The Dáil was never informed of this policy. Even in 1989, when it became clear that something fishy was going on in relation to vast amounts of Irish export credits being given to Iraq, queries from TDs were snagged in a thicket of obfuscations, evasions and downright lies. In fact, it cost the taxpayer a small fortune in legal fees at the beef tribunal to get even a limited glimpse at what had gone on.

We can now see, of course, that this was a stupid and shameful policy. It was morally and politically wrong for the US to support Saddam and for Ireland to follow the American lead. It was unacceptable for an Irish government to adopt a secret foreign policy.

Back then, knee-jerk, pro-Americanism and contempt for democratic safeguards created what was subsequently acknowledged to be one of the biggest public policy disasters in the history of the State.
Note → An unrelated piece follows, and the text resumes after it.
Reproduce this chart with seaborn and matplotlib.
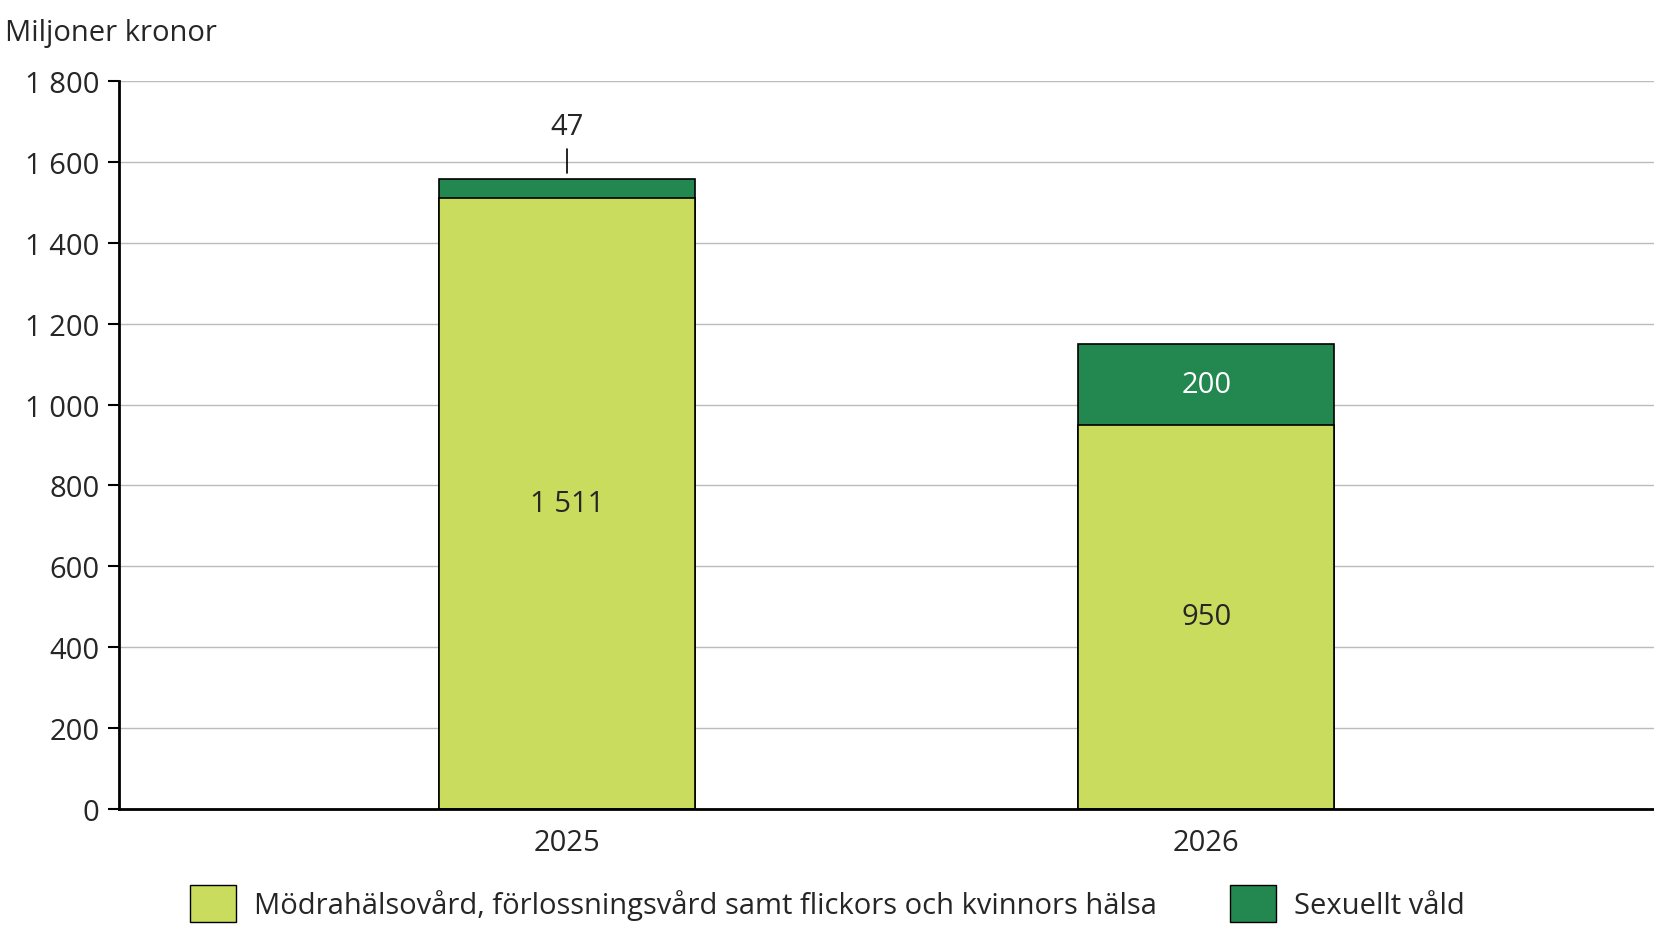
import matplotlib
matplotlib.use("Agg")
import matplotlib.pyplot as plt
import seaborn as sns
import pandas as pd
from matplotlib.patches import Patch

years = ["2025", "2026"]
modra = [1511, 950]
sexuellt = [47, 200]
series_names = ["Mödrahälsovård, förlossningsvård samt flickors och kvinnors hälsa", "Sexuellt våld"]
yticks = [0, 200, 400, 600, 800, 1000, 1200, 1400, 1600, 1800]
ytick_labels = ["0", "200", "400", "600", "800", "1 000", "1 200", "1 400", "1 600", "1 800"]

light = "#c9dc5e"
dark = "#238750"

sns.set_theme(style="white")
plt.rcParams['font.family'] = ['Open Sans', 'DejaVu Sans']

df = pd.DataFrame({"year": years, "modra": modra, "sex": sexuellt})
df["total"] = df["modra"] + df["sex"]

fig = plt.figure(figsize=(16.54, 9.45), dpi=100)
ax = fig.add_axes([0.072, 0.143, 0.928, 0.77])

sns.barplot(data=df, x="year", y="total", color=dark, width=0.4, ax=ax,
            edgecolor="black", linewidth=1.2, saturation=1)
sns.barplot(data=df, x="year", y="modra", color=light, width=0.4, ax=ax,
            edgecolor="black", linewidth=1.2, saturation=1)

ax.set_xlim(-0.70, 1.70)
ax.set_ylim(0, 1800)
ax.set_yticks(yticks)
ax.set_yticklabels(ytick_labels)
ax.yaxis.grid(True, color="#bbbbbb", linewidth=1)
ax.set_axisbelow(True)
ax.set_xlabel("")
ax.set_ylabel("")
for s in ["top", "right"]:
    ax.spines[s].set_visible(False)
for s in ["left", "bottom"]:
    ax.spines[s].set_color("black")
    ax.spines[s].set_linewidth(2)
ax.tick_params(axis="y", length=8, width=1.5, color="black", labelsize=21, pad=6, left=True)
ax.tick_params(axis="x", length=0, labelsize=21, pad=14)

fs = 21
# 2025 labels
ax.text(0, modra[0] / 2, f"{modra[0]:,}".replace(",", " "), ha="center", va="center", fontsize=fs)
top0 = modra[0] + sexuellt[0]
ax.plot([0, 0], [top0 + 15, top0 + 75], color="black", linewidth=1.2)
ax.text(0, top0 + 95, str(sexuellt[0]), ha="center", va="bottom", fontsize=fs)
# 2026 labels
ax.text(1, modra[1] / 2, str(modra[1]), ha="center", va="center", fontsize=fs)
ax.text(1, modra[1] + sexuellt[1] / 2, str(sexuellt[1]), ha="center", va="center", fontsize=fs, color="white")

fig.text(0.003, 0.98, "Miljoner kronor", fontsize=fs, va="top", ha="left")

handles = [Patch(facecolor=light, edgecolor="black"), Patch(facecolor=dark, edgecolor="black")]
fig.legend(handles, series_names, loc="lower center", bbox_to_anchor=(0.5, -0.005), ncol=2,
           frameon=False, fontsize=fs, handlelength=1.6, handleheight=1.6, columnspacing=2.5,
           handletextpad=0.6)

fig.savefig("out.png", dpi=100)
Today, falling in line with a different US policy on Iraq without real democratic scrutiny could be just as foolish.

America's best friends in the late 1980s were those who tried to suggest that shoring up a vicious regime like Saddam's was simply storing up trouble. Ireland's best friends at the same time were those who tried to ask questions about a secret policy that turned out to be an outrageous scandal.

The lessons ought to be obvious. The US often makes bad foreign policy decisions, which is why its real friends are often those who retain their capacity for independent judgment. Secret policies are usually stupid ones. An open account of the Government's true policy on Iraq is essential both to our self-interest and our self-respect.